### What is expected
Extract the listing below in full, unchanged.

***

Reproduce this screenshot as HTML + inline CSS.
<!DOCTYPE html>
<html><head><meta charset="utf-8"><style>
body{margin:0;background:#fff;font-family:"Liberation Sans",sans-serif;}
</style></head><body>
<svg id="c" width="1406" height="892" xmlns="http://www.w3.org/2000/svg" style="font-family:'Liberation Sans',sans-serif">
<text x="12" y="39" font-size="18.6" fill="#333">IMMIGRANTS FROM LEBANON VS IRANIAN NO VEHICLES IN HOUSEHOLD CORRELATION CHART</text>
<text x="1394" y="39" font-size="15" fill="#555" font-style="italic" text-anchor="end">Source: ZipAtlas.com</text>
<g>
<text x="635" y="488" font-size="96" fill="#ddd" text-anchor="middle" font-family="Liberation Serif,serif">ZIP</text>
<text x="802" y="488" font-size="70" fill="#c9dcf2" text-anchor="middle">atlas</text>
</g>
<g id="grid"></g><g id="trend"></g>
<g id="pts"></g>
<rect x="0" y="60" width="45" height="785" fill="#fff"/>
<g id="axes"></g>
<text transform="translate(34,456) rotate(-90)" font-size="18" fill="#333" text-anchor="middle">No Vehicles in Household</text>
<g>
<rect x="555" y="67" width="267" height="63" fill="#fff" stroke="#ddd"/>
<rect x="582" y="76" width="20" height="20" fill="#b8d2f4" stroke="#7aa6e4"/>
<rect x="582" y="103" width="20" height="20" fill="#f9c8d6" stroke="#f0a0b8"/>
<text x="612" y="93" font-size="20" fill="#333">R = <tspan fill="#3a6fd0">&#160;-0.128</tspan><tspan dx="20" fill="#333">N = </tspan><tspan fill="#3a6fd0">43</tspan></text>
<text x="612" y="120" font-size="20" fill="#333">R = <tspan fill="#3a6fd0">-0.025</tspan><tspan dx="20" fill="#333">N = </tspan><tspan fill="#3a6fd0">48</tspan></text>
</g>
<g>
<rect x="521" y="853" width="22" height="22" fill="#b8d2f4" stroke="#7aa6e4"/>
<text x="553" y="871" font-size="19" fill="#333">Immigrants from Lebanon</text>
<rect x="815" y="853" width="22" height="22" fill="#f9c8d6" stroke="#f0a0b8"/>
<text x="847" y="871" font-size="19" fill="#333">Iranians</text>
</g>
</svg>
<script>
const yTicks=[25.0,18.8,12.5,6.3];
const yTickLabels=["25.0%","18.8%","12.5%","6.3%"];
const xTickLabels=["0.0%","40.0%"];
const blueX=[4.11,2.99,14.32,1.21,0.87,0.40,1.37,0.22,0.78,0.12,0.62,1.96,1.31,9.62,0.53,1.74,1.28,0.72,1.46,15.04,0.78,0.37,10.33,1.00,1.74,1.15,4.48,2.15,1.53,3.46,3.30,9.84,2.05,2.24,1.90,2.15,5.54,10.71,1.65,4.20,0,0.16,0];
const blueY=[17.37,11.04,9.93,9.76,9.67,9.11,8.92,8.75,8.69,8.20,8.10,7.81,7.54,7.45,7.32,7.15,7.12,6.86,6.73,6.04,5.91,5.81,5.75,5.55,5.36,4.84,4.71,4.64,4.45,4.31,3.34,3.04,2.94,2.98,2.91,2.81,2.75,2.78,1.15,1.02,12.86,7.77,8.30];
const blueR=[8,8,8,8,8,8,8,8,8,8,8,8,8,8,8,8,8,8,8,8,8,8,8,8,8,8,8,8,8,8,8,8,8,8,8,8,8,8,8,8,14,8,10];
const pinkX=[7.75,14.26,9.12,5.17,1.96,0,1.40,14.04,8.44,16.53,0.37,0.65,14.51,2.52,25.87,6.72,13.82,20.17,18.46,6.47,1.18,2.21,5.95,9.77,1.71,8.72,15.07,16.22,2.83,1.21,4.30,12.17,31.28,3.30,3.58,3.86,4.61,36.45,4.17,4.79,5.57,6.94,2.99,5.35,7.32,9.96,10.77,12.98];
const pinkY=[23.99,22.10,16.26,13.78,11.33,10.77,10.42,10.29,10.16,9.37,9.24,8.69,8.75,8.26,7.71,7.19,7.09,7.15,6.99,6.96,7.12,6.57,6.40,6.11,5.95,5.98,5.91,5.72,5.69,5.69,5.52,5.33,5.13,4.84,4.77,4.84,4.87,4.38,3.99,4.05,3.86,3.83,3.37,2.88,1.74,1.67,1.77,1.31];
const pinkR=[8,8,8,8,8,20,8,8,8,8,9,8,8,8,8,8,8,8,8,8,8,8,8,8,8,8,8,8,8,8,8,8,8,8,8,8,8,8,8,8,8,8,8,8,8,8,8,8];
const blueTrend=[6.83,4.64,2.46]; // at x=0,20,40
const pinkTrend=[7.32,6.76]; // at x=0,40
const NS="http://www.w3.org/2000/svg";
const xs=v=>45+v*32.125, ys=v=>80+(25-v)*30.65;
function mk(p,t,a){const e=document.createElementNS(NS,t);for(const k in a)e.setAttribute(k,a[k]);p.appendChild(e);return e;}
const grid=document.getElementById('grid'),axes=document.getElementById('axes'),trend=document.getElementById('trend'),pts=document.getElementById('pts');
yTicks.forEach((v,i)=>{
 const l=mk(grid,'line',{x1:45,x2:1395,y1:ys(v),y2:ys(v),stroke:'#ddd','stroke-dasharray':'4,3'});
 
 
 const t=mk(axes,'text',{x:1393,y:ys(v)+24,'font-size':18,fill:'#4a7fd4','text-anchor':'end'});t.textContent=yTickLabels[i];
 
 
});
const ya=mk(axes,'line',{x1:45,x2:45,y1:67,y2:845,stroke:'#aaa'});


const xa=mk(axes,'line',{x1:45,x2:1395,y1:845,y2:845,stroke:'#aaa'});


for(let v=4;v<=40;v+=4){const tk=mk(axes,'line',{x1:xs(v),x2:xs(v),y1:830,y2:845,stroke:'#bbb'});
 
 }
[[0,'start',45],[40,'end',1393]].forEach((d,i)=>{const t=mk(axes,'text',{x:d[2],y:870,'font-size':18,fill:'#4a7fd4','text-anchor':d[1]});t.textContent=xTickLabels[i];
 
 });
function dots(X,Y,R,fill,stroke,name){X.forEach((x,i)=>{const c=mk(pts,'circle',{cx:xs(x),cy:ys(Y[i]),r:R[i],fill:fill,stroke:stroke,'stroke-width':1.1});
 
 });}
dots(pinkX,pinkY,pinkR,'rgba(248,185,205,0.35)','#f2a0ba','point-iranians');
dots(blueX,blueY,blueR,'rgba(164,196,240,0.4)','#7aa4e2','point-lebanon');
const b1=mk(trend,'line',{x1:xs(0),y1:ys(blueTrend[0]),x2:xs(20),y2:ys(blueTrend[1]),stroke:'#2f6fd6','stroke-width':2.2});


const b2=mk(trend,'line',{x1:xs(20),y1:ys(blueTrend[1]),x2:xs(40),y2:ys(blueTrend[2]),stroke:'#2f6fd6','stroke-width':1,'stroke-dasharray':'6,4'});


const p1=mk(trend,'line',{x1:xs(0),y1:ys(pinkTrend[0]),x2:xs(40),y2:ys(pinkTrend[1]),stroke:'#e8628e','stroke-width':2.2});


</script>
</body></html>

***

### Response below
Reproduce this screenshot as HTML + inline CSS.
<!DOCTYPE html>
<html><head><meta charset="utf-8"><style>
body{margin:0;background:#fff;font-family:"Liberation Sans",sans-serif;}
</style></head><body>
<svg id="c" width="1406" height="892" xmlns="http://www.w3.org/2000/svg" style="font-family:'Liberation Sans',sans-serif">
<text x="12" y="39" font-size="18.6" fill="#333">IMMIGRANTS FROM LEBANON VS IRANIAN NO VEHICLES IN HOUSEHOLD CORRELATION CHART</text>
<text x="1394" y="39" font-size="15" fill="#555" font-style="italic" text-anchor="end">Source: ZipAtlas.com</text>
<g>
<text x="635" y="488" font-size="96" fill="#ddd" text-anchor="middle" font-family="Liberation Serif,serif">ZIP</text>
<text x="802" y="488" font-size="70" fill="#c9dcf2" text-anchor="middle">atlas</text>
</g>
<g id="grid"></g><g id="trend"></g>
<g id="pts"></g>
<rect x="0" y="60" width="45" height="785" fill="#fff"/>
<g id="axes"></g>
<text transform="translate(34,456) rotate(-90)" font-size="18" fill="#333" text-anchor="middle">No Vehicles in Household</text>
<g>
<rect x="555" y="67" width="267" height="63" fill="#fff" stroke="#ddd"/>
<rect x="582" y="76" width="20" height="20" fill="#b8d2f4" stroke="#7aa6e4"/>
<rect x="582" y="103" width="20" height="20" fill="#f9c8d6" stroke="#f0a0b8"/>
<text x="612" y="93" font-size="20" fill="#333">R = <tspan fill="#3a6fd0">&#160;-0.128</tspan><tspan dx="20" fill="#333">N = </tspan><tspan fill="#3a6fd0">43</tspan></text>
<text x="612" y="120" font-size="20" fill="#333">R = <tspan fill="#3a6fd0">-0.025</tspan><tspan dx="20" fill="#333">N = </tspan><tspan fill="#3a6fd0">48</tspan></text>
</g>
<g>
<rect x="521" y="853" width="22" height="22" fill="#b8d2f4" stroke="#7aa6e4"/>
<text x="553" y="871" font-size="19" fill="#333">Immigrants from Lebanon</text>
<rect x="815" y="853" width="22" height="22" fill="#f9c8d6" stroke="#f0a0b8"/>
<text x="847" y="871" font-size="19" fill="#333">Iranians</text>
</g>
</svg>
<script>
const yTicks=[25.0,18.8,12.5,6.3];
const yTickLabels=["25.0%","18.8%","12.5%","6.3%"];
const xTickLabels=["0.0%","40.0%"];
const blueX=[4.11,2.99,14.32,1.21,0.87,0.40,1.37,0.22,0.78,0.12,0.62,1.96,1.31,9.62,0.53,1.74,1.28,0.72,1.46,15.04,0.78,0.37,10.33,1.00,1.74,1.15,4.48,2.15,1.53,3.46,3.30,9.84,2.05,2.24,1.90,2.15,5.54,10.71,1.65,4.20,0,0.16,0];
const blueY=[17.37,11.04,9.93,9.76,9.67,9.11,8.92,8.75,8.69,8.20,8.10,7.81,7.54,7.45,7.32,7.15,7.12,6.86,6.73,6.04,5.91,5.81,5.75,5.55,5.36,4.84,4.71,4.64,4.45,4.31,3.34,3.04,2.94,2.98,2.91,2.81,2.75,2.78,1.15,1.02,12.86,7.77,8.30];
const blueR=[8,8,8,8,8,8,8,8,8,8,8,8,8,8,8,8,8,8,8,8,8,8,8,8,8,8,8,8,8,8,8,8,8,8,8,8,8,8,8,8,14,8,10];
const pinkX=[7.75,14.26,9.12,5.17,1.96,0,1.40,14.04,8.44,16.53,0.37,0.65,14.51,2.52,25.87,6.72,13.82,20.17,18.46,6.47,1.18,2.21,5.95,9.77,1.71,8.72,15.07,16.22,2.83,1.21,4.30,12.17,31.28,3.30,3.58,3.86,4.61,36.45,4.17,4.79,5.57,6.94,2.99,5.35,7.32,9.96,10.77,12.98];
const pinkY=[23.99,22.10,16.26,13.78,11.33,10.77,10.42,10.29,10.16,9.37,9.24,8.69,8.75,8.26,7.71,7.19,7.09,7.15,6.99,6.96,7.12,6.57,6.40,6.11,5.95,5.98,5.91,5.72,5.69,5.69,5.52,5.33,5.13,4.84,4.77,4.84,4.87,4.38,3.99,4.05,3.86,3.83,3.37,2.88,1.74,1.67,1.77,1.31];
const pinkR=[8,8,8,8,8,20,8,8,8,8,9,8,8,8,8,8,8,8,8,8,8,8,8,8,8,8,8,8,8,8,8,8,8,8,8,8,8,8,8,8,8,8,8,8,8,8,8,8];
const blueTrend=[6.83,4.64,2.46]; // at x=0,20,40
const pinkTrend=[7.32,6.76]; // at x=0,40
const NS="http://www.w3.org/2000/svg";
const xs=v=>45+v*32.125, ys=v=>80+(25-v)*30.65;
function mk(p,t,a){const e=document.createElementNS(NS,t);for(const k in a)e.setAttribute(k,a[k]);p.appendChild(e);return e;}
const grid=document.getElementById('grid'),axes=document.getElementById('axes'),trend=document.getElementById('trend'),pts=document.getElementById('pts');
yTicks.forEach((v,i)=>{
 const l=mk(grid,'line',{x1:45,x2:1395,y1:ys(v),y2:ys(v),stroke:'#ddd','stroke-dasharray':'4,3'});
 
 
 const t=mk(axes,'text',{x:1393,y:ys(v)+24,'font-size':18,fill:'#4a7fd4','text-anchor':'end'});t.textContent=yTickLabels[i];
 
 
});
const ya=mk(axes,'line',{x1:45,x2:45,y1:67,y2:845,stroke:'#aaa'});


const xa=mk(axes,'line',{x1:45,x2:1395,y1:845,y2:845,stroke:'#aaa'});


for(let v=4;v<=40;v+=4){const tk=mk(axes,'line',{x1:xs(v),x2:xs(v),y1:830,y2:845,stroke:'#bbb'});
 
 }
[[0,'start',45],[40,'end',1393]].forEach((d,i)=>{const t=mk(axes,'text',{x:d[2],y:870,'font-size':18,fill:'#4a7fd4','text-anchor':d[1]});t.textContent=xTickLabels[i];
 
 });
function dots(X,Y,R,fill,stroke,name){X.forEach((x,i)=>{const c=mk(pts,'circle',{cx:xs(x),cy:ys(Y[i]),r:R[i],fill:fill,stroke:stroke,'stroke-width':1.1});
 
 });}
dots(pinkX,pinkY,pinkR,'rgba(248,185,205,0.35)','#f2a0ba','point-iranians');
dots(blueX,blueY,blueR,'rgba(164,196,240,0.4)','#7aa4e2','point-lebanon');
const b1=mk(trend,'line',{x1:xs(0),y1:ys(blueTrend[0]),x2:xs(20),y2:ys(blueTrend[1]),stroke:'#2f6fd6','stroke-width':2.2});


const b2=mk(trend,'line',{x1:xs(20),y1:ys(blueTrend[1]),x2:xs(40),y2:ys(blueTrend[2]),stroke:'#2f6fd6','stroke-width':1,'stroke-dasharray':'6,4'});


const p1=mk(trend,'line',{x1:xs(0),y1:ys(pinkTrend[0]),x2:xs(40),y2:ys(pinkTrend[1]),stroke:'#e8628e','stroke-width':2.2});


</script>
</body></html>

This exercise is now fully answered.